（Caffe，LeNet）前向计算（五）

本文从CSDN上转移过来：
http://blog.csdn.net/mounty_fsc/article/details/51092906

本部分剖析Caffe中Net::Forward()函数，即前向计算过程。从LeNet网络角度出发，且调式网络为测试网络（区别为训练网络），具体网络层信息见（Caffe，LeNet）初始化测试网络（四）

1 入口信息

通过如下的调用堆栈信息可以定位到函数ForwardFromTo(其他函数中无重要信息)
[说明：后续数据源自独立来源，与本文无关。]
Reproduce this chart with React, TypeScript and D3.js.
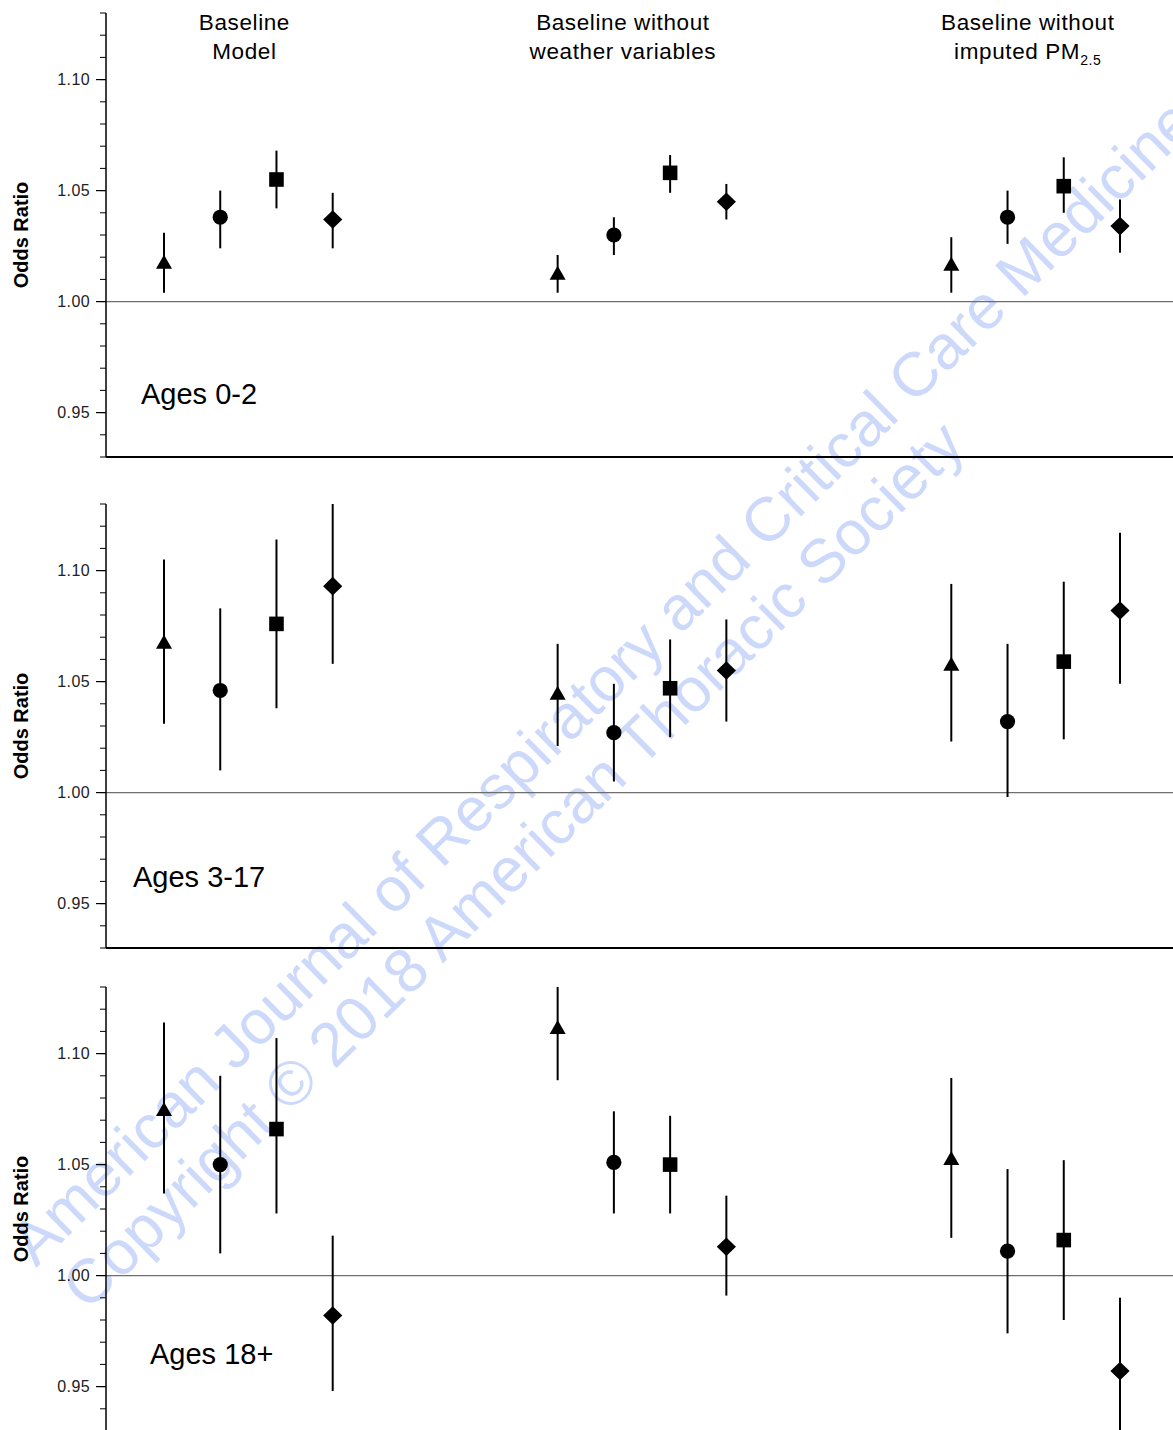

caffe::Net::ForwardFromTo() at net.cpp:574
caffe::Net::ForwardPrefilled() at net.cpp:596
caffe::Net::Forward() at net.cpp:610

对于ForwardFromTo有,对每层网络前向计算（start=0,end=11共12层网络）。

template 
Dtype Net::ForwardFromTo(int start, int end) {

  for (int i = start; i <= end; ++i) {
    Dtype layer_loss = layers_[i]->Forward(bottom_vecs_[i], top_vecs_[i]);
    loss += layer_loss;
  }
  return loss;
}

在ForwardFromTo中，对网络的每层调用Forward函数，Forward中根据配置情况选择调用Forward_gpu还是Forward_cpu。
以下主要从Forward_gpu中绍介

2 第一层DataLayer

DataLayer未实现Forward_cpu或Forward_gpu，其父类BasePrefetchingDataLayer实现了。
内容为从BasePrefetchingDataLayer的数据缓存队列BlockingQueue取出一个Batch的数据放入DataLayer的Top Blob中，其中Top[0]存放数据，Top[1]存放标签。

3 第二层SplitLayer

SplitLayer有两个Top Blob label_mnist_1_split_0和label_mnist_1_split_1，在其Forward_g(c)pu中，从它的Bottom Blob，也就是DataLayer的第二个Top Blob，label中把数据复制到label_mnist_1_split_0和label_mnist_1_split_1中。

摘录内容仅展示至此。